Granted, I am usually all about putting dice in players hands for lots of stuff. Not quite Dungeon World level, but maybe 75% of the way. Even so, the ol’ “check to see if anyone notices” schtick has just always rubbed me wrong.

Doing it this way seems like it would simplify information distribution, help prevent pointless bottlenecks, and speed up the action, while cutting down some degree of metagaming all those WIS checks. And course PCs can spend their turn searching the room anytime they want and have a shot at finding things as per usual.

Thoughts?


#2

That’s a pretty slick idea, dude. Simple fix for something that has always bothered me a bit too. Well played, man. I’m going to use this in my next game this week. I’ll drop some notes on how it goes, but it already sounds like it’ll work like a charm.


#3

This paragraph outright gives it away that those WIS checks are redundant in the first place. Let me offer something very simple: Eschew rolling altogether and just give the information to the players without any rolls.

Letting everybody roll for the same thing is a “design smell” to me, i.e. an indication of a bad design. Allow me to explain. It is silly, slow and meta and it signifies a problem. It usually happens when there is something important players better notice or else something bad happens like the story getting stuck, important information is not delivered and so on. If the information is important, just give it to the players.
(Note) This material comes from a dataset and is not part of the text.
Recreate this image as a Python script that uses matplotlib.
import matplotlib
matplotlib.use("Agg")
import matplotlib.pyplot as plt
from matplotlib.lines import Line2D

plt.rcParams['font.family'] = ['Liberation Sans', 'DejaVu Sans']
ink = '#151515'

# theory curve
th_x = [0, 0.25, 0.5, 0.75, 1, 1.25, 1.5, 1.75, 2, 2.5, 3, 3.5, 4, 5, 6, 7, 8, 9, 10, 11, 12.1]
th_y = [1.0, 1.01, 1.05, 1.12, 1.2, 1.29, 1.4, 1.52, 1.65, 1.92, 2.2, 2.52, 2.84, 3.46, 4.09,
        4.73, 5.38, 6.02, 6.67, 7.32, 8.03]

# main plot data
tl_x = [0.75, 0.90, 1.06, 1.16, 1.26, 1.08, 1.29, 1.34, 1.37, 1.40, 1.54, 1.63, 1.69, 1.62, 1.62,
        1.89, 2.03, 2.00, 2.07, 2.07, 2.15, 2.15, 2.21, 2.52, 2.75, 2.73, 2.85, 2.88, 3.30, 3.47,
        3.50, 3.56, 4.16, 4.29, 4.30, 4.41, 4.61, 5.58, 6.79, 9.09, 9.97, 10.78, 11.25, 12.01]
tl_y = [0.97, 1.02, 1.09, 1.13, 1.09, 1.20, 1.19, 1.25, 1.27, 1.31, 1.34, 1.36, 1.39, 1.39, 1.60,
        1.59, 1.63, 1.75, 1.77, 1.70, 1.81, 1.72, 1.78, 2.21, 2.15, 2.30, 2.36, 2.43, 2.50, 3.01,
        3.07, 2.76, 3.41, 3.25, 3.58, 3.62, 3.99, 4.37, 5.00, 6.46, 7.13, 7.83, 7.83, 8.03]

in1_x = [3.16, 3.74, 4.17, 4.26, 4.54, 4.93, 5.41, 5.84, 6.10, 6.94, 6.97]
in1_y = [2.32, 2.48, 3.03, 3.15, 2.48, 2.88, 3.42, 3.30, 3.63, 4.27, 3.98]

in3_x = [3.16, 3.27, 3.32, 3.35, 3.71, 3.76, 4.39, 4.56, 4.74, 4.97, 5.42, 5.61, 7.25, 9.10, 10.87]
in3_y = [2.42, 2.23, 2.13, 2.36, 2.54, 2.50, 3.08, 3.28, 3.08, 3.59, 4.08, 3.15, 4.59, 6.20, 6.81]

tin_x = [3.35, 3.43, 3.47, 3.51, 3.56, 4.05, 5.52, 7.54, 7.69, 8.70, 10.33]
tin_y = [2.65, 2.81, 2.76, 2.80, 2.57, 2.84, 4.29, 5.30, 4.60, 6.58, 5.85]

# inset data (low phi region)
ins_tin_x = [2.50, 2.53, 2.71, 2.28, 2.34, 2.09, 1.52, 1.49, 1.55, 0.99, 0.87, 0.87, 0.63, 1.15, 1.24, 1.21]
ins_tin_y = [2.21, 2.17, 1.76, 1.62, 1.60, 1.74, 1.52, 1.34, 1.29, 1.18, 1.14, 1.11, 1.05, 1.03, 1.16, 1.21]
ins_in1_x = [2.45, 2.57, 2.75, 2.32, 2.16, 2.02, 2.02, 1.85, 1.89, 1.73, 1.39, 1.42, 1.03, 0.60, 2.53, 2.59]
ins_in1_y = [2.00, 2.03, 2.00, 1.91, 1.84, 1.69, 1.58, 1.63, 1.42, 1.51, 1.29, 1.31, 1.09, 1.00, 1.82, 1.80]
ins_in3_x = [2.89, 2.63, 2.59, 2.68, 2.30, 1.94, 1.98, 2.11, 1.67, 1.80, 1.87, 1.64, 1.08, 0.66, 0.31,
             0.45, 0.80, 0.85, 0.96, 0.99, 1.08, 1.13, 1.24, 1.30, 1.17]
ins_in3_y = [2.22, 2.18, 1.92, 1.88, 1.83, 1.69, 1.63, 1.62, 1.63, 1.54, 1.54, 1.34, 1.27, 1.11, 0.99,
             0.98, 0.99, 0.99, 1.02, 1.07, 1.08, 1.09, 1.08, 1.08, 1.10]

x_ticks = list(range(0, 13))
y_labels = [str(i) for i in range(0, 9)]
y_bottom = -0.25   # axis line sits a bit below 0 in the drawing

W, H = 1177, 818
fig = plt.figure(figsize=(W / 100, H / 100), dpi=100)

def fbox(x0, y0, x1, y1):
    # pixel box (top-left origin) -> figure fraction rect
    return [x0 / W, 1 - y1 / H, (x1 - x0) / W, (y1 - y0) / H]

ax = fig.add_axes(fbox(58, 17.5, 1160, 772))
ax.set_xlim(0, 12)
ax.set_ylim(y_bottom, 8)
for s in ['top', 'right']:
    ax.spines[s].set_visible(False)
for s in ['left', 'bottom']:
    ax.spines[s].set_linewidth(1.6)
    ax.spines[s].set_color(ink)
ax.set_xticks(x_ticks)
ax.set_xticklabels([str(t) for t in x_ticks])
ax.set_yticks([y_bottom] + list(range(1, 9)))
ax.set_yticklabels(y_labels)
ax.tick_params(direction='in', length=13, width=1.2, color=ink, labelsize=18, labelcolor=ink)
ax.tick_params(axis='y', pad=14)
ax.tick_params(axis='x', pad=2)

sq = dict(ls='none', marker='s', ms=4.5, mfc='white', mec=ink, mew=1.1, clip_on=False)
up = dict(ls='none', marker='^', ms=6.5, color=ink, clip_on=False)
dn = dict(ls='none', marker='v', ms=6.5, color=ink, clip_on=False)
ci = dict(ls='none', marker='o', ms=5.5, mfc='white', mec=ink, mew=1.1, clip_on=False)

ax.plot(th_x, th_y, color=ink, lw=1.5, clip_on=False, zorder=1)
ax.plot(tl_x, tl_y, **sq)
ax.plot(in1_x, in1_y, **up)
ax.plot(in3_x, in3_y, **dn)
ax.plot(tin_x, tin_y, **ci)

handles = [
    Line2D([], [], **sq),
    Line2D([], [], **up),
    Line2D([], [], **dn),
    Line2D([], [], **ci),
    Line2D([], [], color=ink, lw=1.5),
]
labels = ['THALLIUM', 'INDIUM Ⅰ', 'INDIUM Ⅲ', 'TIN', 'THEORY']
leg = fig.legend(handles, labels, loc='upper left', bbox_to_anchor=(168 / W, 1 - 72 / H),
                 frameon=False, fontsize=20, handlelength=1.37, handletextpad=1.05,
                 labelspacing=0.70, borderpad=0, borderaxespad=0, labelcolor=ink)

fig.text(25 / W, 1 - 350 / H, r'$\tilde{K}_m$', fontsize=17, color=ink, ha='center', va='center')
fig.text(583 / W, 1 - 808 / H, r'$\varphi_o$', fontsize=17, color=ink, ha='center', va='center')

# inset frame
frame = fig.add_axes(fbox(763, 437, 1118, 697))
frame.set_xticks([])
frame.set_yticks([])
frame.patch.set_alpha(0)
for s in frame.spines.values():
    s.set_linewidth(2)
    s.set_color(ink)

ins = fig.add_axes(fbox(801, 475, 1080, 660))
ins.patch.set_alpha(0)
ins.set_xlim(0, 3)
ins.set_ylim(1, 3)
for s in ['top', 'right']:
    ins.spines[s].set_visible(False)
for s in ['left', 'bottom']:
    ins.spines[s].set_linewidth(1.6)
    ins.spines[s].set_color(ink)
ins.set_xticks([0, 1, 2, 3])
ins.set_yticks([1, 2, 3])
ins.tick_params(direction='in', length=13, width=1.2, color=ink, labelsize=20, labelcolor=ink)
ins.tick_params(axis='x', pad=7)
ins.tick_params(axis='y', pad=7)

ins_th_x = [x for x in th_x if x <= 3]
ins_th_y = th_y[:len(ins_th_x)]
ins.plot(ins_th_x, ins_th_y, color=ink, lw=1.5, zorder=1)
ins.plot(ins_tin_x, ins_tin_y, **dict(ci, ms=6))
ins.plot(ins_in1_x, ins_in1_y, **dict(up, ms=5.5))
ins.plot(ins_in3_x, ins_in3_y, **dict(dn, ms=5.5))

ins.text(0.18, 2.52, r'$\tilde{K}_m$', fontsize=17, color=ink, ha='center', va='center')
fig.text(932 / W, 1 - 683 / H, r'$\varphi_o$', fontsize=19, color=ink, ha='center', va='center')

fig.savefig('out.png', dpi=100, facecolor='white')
Rolls/checks should be for optional things; things that are useful but not essential.

Another thing that bothers me is a secret in a room is by definition passive. Why would it roll a check to avoid detection? This is another design smell to me. If you want rolls then you can pick the character with the highest WIS to make the roll (and lowest DEX for stealth), or you can pick a character randomly each room, or whoever has the initiative makes the check.
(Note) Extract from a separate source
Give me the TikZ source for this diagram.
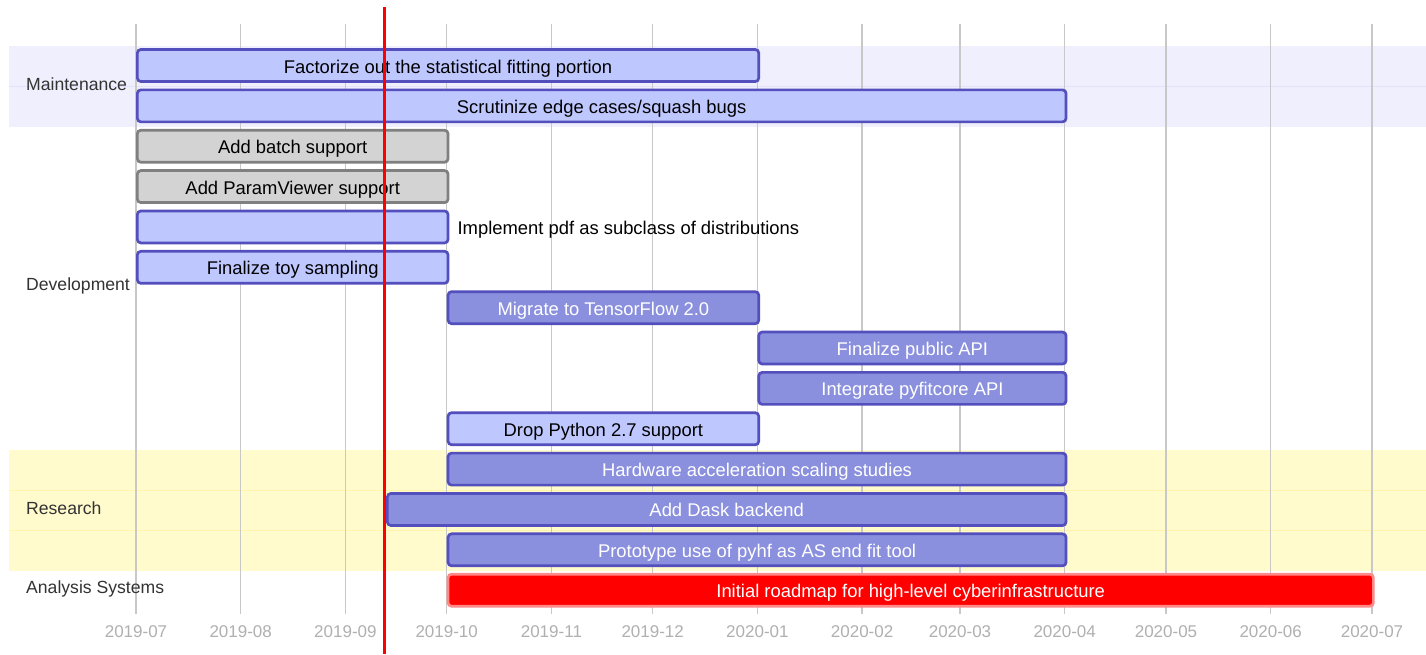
\documentclass[tikz,border=0pt]{standalone}
\usepackage{fontspec}
\setmainfont{Liberation Sans}
\begin{document}
\definecolor{actfill}{HTML}{BFC7FF}
\definecolor{taskfill}{HTML}{8A90DD}
\definecolor{taskline}{HTML}{534FBC}
\definecolor{donefill}{HTML}{D3D3D3}
\definecolor{doneline}{HTML}{808080}
\definecolor{critline}{HTML}{FF8888}
\definecolor{bandA}{RGB}{239,239,253}
\definecolor{bandAline}{RGB}{226,226,250}
\definecolor{bandB}{RGB}{255,251,204}
\definecolor{bandBline}{RGB}{255,244,170}
\definecolor{gridc}{RGB}{200,200,200}
\definecolor{tickc}{RGB}{176,176,176}
\definecolor{labelc}{RGB}{51,51,51}
\begin{tikzpicture}[x=1pt,y=-1pt,
  taskbar/.style={draw=taskline,line width=2.7pt,rounded corners=3.5pt,inner sep=0pt,
    minimum height=32pt,text height=17pt,text depth=2pt,font=\fontsize{18.4}{21}\selectfont},
  normal/.style={taskbar,fill=taskfill,text=white},
  active/.style={taskbar,fill=actfill,text=black},
  done/.style={taskbar,fill=donefill,draw=doneline,text=black},
  crit/.style={taskbar,fill=red,draw=critline,text=white},
  seclabel/.style={anchor=west,text=labelc,inner sep=0pt,font=\fontsize{17.6}{20}\selectfont},
  ticklabel/.style={text=tickc,inner sep=0pt,font=\fontsize{17}{20}\selectfont},
  gridline/.style={draw=gridc,line width=1.3pt}]
\useasboundingbox (0,0) rectangle (1426,654);
\fill[white] (0,0) rectangle (1426,654);

% section backgrounds
\fill[bandA] (9,46) rectangle (1426,126.7);
\draw[bandAline,line width=0.8pt] (9,86.4) -- (1426,86.4);
\fill[bandB] (9,449.6) rectangle (1426,570.7);
\draw[bandBline,line width=0.8pt] (9,490) -- (1426,490);
\draw[bandBline,line width=0.8pt] (9,530.3) -- (1426,530.3);

% month grid and labels
\foreach \x/\lab [count=\i] in {136/2019-07,240.7/2019-08,345.4/2019-09,446.7/2019-10,
  551.4/2019-11,652.7/2019-12,757.4/2020-01,862.1/2020-02,960/2020-03,
  1064.7/2020-04,1166/2020-05,1270.7/2020-06,1372/2020-07}{
  \draw[gridline] (\x,24) -- (\x,614);
  \node[ticklabel] (tick\i) at (\x,632) {\lab};
}

% section labels
\node[seclabel] (secmaint) at (26,84) {Maintenance};
\node[seclabel] (secdev) at (26,286) {Development};
\node[seclabel] (secres) at (26,508) {Research};
\node[seclabel] (secas) at (26,589) {Analysis Systems};

% task bars: name, row, start x, end x, style, text
\newcommand\ganttbar[6]{%
  \pgfmathsetmacro\barw{#4-#3}%
  \pgfmathsetmacro\bary{46+40.36*#2+19.5}%
  \node[#5,minimum width=\barw pt,anchor=west] (#1) at (#3,\bary) {#6};}

\ganttbar{factor}{0}{136}{757.4}{active}{Factorize out the statistical fitting portion}
\ganttbar{scrut}{1}{136}{1064.7}{active}{Scrutinize edge cases/squash bugs}
\ganttbar{batch}{2}{136}{446.7}{done}{Add batch support}
\ganttbar{paramview}{3}{136}{446.7}{done}{Add ParamViewer support}
\ganttbar{pdf}{4}{136}{446.7}{active}{}
\node[anchor=west,inner sep=0pt,text height=17pt,text depth=2pt,font=\fontsize{18.4}{21}\selectfont] (pdftext) at ([xshift=8pt]pdf.east) {Implement pdf as subclass of distributions};
\ganttbar{toy}{5}{136}{446.7}{active}{Finalize toy sampling}
\ganttbar{tf}{6}{446.7}{757.4}{normal}{Migrate to TensorFlow 2.0}
\ganttbar{api}{7}{757.4}{1064.7}{normal}{Finalize public API}
\ganttbar{pyfitcore}{8}{757.4}{1064.7}{normal}{Integrate pyfitcore API}
\ganttbar{py27}{9}{446.7}{757.4}{active}{Drop Python 2.7 support}
\ganttbar{hwaccel}{10}{446.7}{1064.7}{normal}{Hardware acceleration scaling studies}
\ganttbar{dask}{11}{386}{1064.7}{normal}{Add Dask backend}
\ganttbar{proto}{12}{446.7}{1064.7}{normal}{Prototype use of pyhf as AS end fit tool}
\ganttbar{roadmap}{13}{446.7}{1372}{crit}{Initial roadmap for high-level cyberinfrastructure}

% today marker
\coordinate (todaytop) at (384,7);
\coordinate (todaybot) at (384,654);
\draw[red,line width=3pt] (todaytop) -- (todaybot);
\end{tikzpicture}
\end{document}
Just don’t make people roll for pointless things; it drags the table down in my opinion.


#4

I see how you come to the place you are, @Khan.
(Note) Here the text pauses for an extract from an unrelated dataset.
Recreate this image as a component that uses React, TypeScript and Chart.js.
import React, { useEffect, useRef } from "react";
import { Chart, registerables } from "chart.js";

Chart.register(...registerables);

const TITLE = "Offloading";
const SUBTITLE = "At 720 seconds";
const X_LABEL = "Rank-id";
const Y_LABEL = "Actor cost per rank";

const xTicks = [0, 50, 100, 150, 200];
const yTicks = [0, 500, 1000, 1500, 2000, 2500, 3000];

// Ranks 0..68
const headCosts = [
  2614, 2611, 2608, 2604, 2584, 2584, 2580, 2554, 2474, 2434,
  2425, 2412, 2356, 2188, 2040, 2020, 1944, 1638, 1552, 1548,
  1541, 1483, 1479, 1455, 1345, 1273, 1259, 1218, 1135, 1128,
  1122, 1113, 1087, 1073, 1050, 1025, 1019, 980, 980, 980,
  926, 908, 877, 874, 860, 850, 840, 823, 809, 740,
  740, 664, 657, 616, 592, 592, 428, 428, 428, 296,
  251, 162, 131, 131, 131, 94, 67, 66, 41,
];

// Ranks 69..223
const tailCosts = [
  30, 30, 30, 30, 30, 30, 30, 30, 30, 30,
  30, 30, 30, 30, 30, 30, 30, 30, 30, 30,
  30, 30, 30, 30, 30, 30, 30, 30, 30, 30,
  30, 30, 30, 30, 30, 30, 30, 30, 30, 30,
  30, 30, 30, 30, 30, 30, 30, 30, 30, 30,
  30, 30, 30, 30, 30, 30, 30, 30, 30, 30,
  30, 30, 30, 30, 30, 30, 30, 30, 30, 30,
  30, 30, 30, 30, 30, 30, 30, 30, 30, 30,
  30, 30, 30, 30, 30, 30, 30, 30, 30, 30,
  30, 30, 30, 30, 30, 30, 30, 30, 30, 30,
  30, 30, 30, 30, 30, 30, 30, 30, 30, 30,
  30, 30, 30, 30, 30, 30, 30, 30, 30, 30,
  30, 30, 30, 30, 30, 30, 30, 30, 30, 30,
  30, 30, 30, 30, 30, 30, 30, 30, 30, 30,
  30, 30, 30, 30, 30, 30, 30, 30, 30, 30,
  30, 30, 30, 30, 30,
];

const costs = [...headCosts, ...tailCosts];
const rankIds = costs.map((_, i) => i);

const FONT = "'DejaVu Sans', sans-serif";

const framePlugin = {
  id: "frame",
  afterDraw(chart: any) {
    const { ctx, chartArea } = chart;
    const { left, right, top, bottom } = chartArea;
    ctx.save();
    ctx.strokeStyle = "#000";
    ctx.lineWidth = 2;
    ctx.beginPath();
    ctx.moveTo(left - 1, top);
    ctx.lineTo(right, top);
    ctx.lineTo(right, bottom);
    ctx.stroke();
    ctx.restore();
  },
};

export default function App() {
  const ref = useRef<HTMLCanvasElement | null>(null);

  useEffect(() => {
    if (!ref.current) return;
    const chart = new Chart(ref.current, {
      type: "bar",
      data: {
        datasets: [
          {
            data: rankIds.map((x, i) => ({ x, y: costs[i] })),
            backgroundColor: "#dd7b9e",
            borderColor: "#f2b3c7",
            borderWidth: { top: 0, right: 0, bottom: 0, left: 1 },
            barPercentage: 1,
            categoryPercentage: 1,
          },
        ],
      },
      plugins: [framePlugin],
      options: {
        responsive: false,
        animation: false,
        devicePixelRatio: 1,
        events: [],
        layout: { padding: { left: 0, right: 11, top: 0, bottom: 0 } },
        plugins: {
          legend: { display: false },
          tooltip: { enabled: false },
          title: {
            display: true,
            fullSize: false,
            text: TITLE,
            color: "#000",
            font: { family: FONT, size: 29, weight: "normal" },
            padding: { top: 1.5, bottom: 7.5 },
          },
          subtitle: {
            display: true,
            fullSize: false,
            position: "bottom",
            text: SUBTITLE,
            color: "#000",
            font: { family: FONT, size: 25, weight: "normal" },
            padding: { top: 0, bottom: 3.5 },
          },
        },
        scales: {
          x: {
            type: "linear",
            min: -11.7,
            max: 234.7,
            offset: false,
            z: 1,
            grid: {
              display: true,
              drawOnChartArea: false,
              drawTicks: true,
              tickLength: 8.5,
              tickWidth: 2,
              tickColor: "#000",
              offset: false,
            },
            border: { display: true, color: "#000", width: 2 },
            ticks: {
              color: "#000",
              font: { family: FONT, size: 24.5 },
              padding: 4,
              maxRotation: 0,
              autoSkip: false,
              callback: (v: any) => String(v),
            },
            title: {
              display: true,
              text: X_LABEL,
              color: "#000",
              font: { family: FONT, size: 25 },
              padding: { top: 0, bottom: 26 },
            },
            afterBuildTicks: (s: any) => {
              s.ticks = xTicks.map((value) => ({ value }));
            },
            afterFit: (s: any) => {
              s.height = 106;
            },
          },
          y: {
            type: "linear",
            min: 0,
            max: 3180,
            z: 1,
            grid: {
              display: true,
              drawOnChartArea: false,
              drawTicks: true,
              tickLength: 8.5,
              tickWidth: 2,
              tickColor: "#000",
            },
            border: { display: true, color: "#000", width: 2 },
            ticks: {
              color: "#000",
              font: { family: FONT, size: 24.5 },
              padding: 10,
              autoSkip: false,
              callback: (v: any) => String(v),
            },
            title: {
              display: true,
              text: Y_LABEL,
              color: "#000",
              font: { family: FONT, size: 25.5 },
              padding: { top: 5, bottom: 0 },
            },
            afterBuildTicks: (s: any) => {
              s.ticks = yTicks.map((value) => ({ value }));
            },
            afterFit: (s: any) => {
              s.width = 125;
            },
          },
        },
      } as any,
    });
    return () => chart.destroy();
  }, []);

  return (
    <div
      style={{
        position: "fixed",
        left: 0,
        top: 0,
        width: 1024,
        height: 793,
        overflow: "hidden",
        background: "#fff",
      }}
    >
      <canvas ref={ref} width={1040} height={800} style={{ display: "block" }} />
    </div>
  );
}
Totally agree with that and in general your whole post in principle. That said, I think you may have misunderstood what I was getting at, what gristle I was trying to chew through:

The bottleneck I am referring to is not the bottleneck of “you didn’t find the essential clue, too bad suckas!” It’s the bottleneck of meta. “We rolled for an optional thing, now let’s keep fiddling around in the metagame till the randomized option is effectively no longer random nor optional.” I know there’s timers in play for exactly this sort of thing, but it still breaks the fun for the half the table that wants to enjoy RP experience in another world…no matter how much fun the minmaxers on the other side are having contriving stupid (though often amusing!) reasons to get EVERY LAST CRUMB OF COOKIE from an encounter without taking so much as a hangnail.

And also, yanno, I’m always one to enjoy applying the Fate Fractal concept in new and Improv-friendly ways. It was definitely a three AM kind of idea. :cowboy_hat_face: And kind of exciting to consider handling a Room Secret as if it were a Fate Mook.


#5

Oh, I see. In that case time pressure is your friend like you said (timers, chasing enemies and whatnot) because without any pressure, players’ actions are essentially free so they will try things until they succeed. You can put a limit on this but it is not a nice move by the GM. Also if they don’t have a time pressure, why don’t you give them what they want without them rolling?

You can make the room roll to hide its secrets of course. It does rub me the wrong way like I said but it is your game - you know what’s best for you and for your group.


#6

I have yet to try implementing it (mostly due to not DMing lately) but I thought Seth Skorkowsky’s alternate method seemed really clever.


#7

In my opinion this is too much work for something that shouldn’t even be an issue but YMMV as usual.